Common infectious causes of sudden onset facial paralysis include such conditions as Lymes disease, Epstein Barre, Herpes simplex and HIV disease, among others.
Source: Adapted with permission from Smith S.A. (1994). Pediatric Neuropathies in Children. In K. F. Swaiman, Pediatric Neurology: Principles and practice (2nd Ed., pp. 1429-1452); Mosby-Year book, Inc. St. Louis, Missouri (7).
Diagnostic evaluation should includes a complete blood count (CBC) and sedimentation rate to evaluate infectious etiology. Cerebral spinal fluid (CSF) studies add additional information if borrelia (Lyme) infection is considered. Testing for Epstein Barre and HIV should also be considered.

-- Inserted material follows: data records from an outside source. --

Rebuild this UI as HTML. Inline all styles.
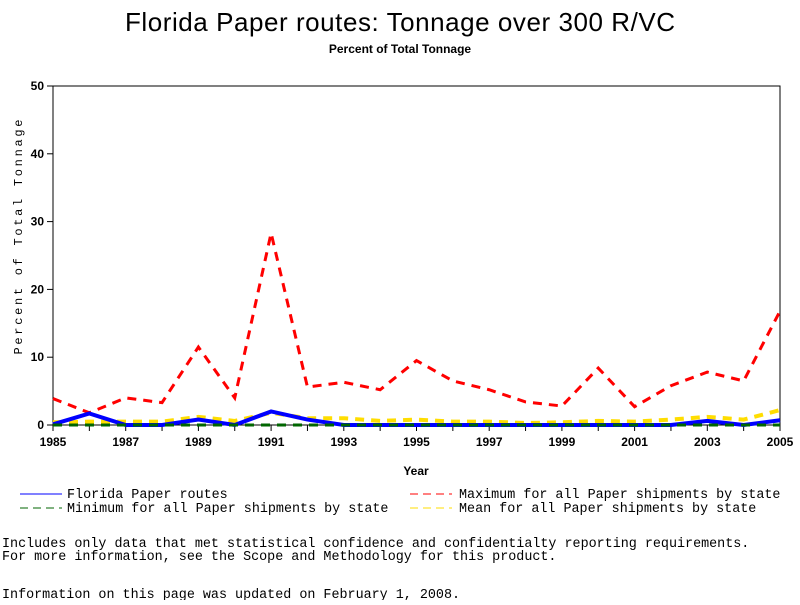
<!DOCTYPE html>
<html><head><meta charset="utf-8"><style>
body{margin:0;background:#fff;width:800px;height:600px;overflow:hidden}
svg text{font-family:"Liberation Sans",sans-serif}
.mono{font-family:"Liberation Mono",monospace;font-size:13.4px}
</style></head><body>
<svg id="c" width="800" height="600">
<text x="400" y="31" text-anchor="middle" font-size="26" textLength="550">Florida Paper routes: Tonnage over 300 R/VC</text>
<text x="400" y="53" text-anchor="middle" font-size="12" font-weight="bold">Percent of Total Tonnage</text>
<text transform="translate(22,237) rotate(-90)" text-anchor="middle" class="mono" style="font-size:12px" textLength="235">Percent of Total Tonnage</text>
<text x="416" y="475" text-anchor="middle" font-size="12" font-weight="bold">Year</text>
<rect x="53" y="86" width="727" height="339" fill="none" stroke="#000"/>
<g id="axes"></g><g id="series"></g>
<g>
<line x1="20" y1="494" x2="62" y2="494" stroke="#00f"/>
<text x="67" y="498" class="mono">Florida Paper routes</text>
<line x1="20" y1="508" x2="62" y2="508" stroke="#060" stroke-dasharray="8,5"/>
<text x="67" y="512" class="mono">Minimum for all Paper shipments by state</text>
<line x1="410" y1="494" x2="452" y2="494" stroke="#f00" stroke-dasharray="8,5"/>
<text x="459" y="498" class="mono">Maximum for all Paper shipments by state</text>
<line x1="410" y1="508" x2="452" y2="508" stroke="#fd0" stroke-dasharray="8,5"/>
<text x="459" y="512" class="mono">Mean for all Paper shipments by state</text>
</g>
<text x="2" y="547" class="mono">Includes only data that met statistical confidence and confidentialty reporting requirements.</text>
<text x="2" y="560" class="mono">For more information, see the Scope and Methodology for this product.</text>
<text x="2" y="598" class="mono">Information on this page was updated on February 1, 2008.</text>
</svg>
<script>
const years=[1985,1986,1987,1988,1989,1990,1991,1992,1993,1994,1995,1996,1997,1998,1999,2000,2001,2002,2003,2004,2005];
const florida=[0.1,1.7,0,0,0.8,0,2.0,0.8,0,0,0,0,0,0,0,0,0,0,0.6,0,0.7];
const maxVals=[3.9,1.8,4.0,3.3,11.5,4.0,28.3,5.6,6.3,5.2,9.5,6.5,5.2,3.4,2.8,8.4,2.7,5.8,7.8,6.5,16.8];
const minVals=[0,0,0,0,0,0,0,0,0,0,0,0,0,0,0,0,0,0,0,0,0];
const meanVals=[0.4,0.5,0.5,0.5,1.2,0.6,1.8,1.0,1.0,0.6,0.8,0.5,0.5,0.3,0.4,0.6,0.5,0.8,1.2,0.8,2.2];
const yTicks=[0,10,20,30,40,50];
const xTickLabels=[1985,1987,1989,1991,1993,1995,1997,1999,2001,2003,2005];
const NS='http://www.w3.org/2000/svg';
const X=v=>53+(v-1985)*727/20, Y=v=>425-v*339/50;
const ax=document.getElementById('axes'), sg=document.getElementById('series');
function mk(tag,at,par){const e=document.createElementNS(NS,tag);for(const k in at)e.setAttribute(k,at[k]);par.appendChild(e);return e;}
yTicks.forEach(t=>{
 const l=mk('line',{x1:47,x2:53,y1:Y(t),y2:Y(t),stroke:'#000'},ax);
 
 
 const tx=mk('text',{x:44,y:Y(t)+4,'text-anchor':'end','font-size':12,'font-weight':'bold'},ax);tx.textContent=t;
 
 
});
years.forEach(y=>{
 const l=mk('line',{x1:X(y),x2:X(y),y1:425,y2:431,stroke:'#000'},ax);
 
 
});
xTickLabels.forEach(y=>{
 const tx=mk('text',{x:X(y),y:446,'text-anchor':'middle','font-size':12,'font-weight':'bold'},ax);tx.textContent=y;
 
 
});
function line(vals,color,dash,w,name){
 const p=mk('polyline',{points:vals.map((v,i)=>X(years[i])+','+Y(v)).join(' '),fill:'none',stroke:color,'stroke-width':w,'stroke-dasharray':dash},sg);
 
 
}
line(maxVals,'#f00','9,7',3,'max-series');
line(meanVals,'#fd0','9,7',4,'mean-series');
line(florida,'#00f','none',4,'florida-series');
line(minVals,'#060','9,7',3,'min-series');
</script>
</body></html>
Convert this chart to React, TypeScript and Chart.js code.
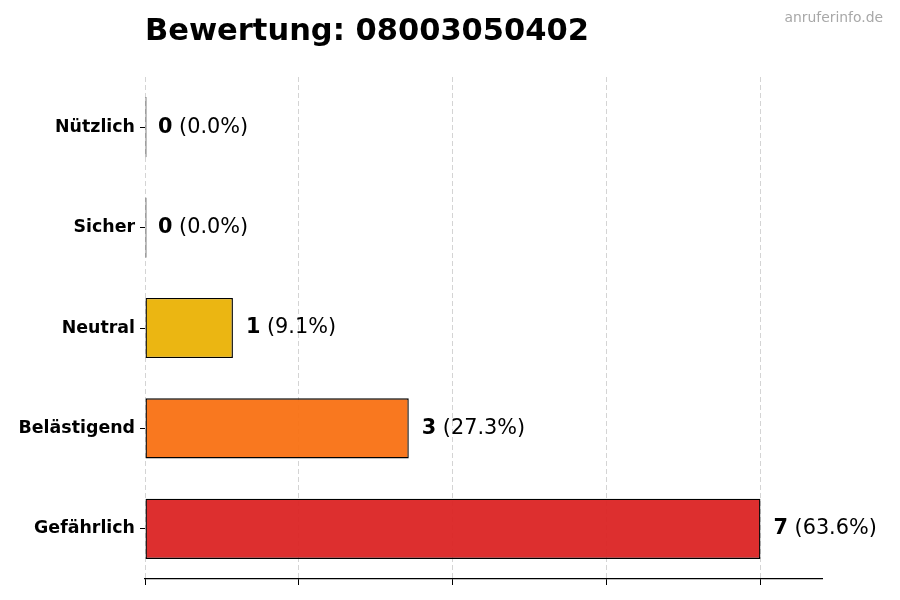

History and physical examination findings provide direction as to possible causation. For instance, a history of previous tic bites or recent history of travel in a Lyme endemic area may lead the practitioner to look for Lyme disease. The presence of a macular rash may be indicative of Lyme’s varicella or herpes (1). Generalized adenopathy may direct the practitioner towards infectious mononucleosis (1). Positive risk factors as well as other systemic immunodeficient symptoms may lead the practitioner towards evaluation of cranial nerve neuropathy in a HIV patient (2).
Because of the wide variety of possible infectious agents, treatments may vary. Lyme’s disease is generally treated with systemic antibiotics such as doxycycline, while mononucleosis is of viral origin and does not require treatment. Likewise herpes simplex causation may necessitate treatment with acyclovir and steroids, while HIV infection has its own specific treatment protocols.
CENTRAL NERVOUS SYSTEM
Lesions in the deep frontal cerebrum or pons can produce an ipsilateral facial paralysis (6). Of times, this can be volitional, as seen with deep frontal lesions, or associated with paralysis of the abducens in pontine lesions. A cerebellopontine angle lesion can also cause facial paralysis associated with tinnitus and deafness (6).
Generally symptoms associated with CNS lesions do not develop spontaneously, but rather evolve over time. There is no associated prodromal syndrome which can be described, as there is in Bell’s palsy or occasionally in infectious causation. Associated symptoms in the pediatric population may include headaches, lethargy, personality changes, and episodes of vomiting associated with increased intracranial pressure.
Particular care should be taken when evaluating patients under two years of age, as facial palsies are seen more commonly in this age group, secondary to CNS lesions, than in adults (3).
Diagnostic criteria involve evaluation via CT scan or MRI. Treatment is dependent on grading, location, and metastasis associated with the lesion, and may involve surgery, radiation, or chemotherapy.
The case study reviews the clinical presentation of a pediatric patient with Bell’s palsy. While this is a relatively rare event in the pediatric population, Bell’s palsy does occur and behooves the practitioner to become familiar with the diagnostic criteria and appropriate interventions for this disease process.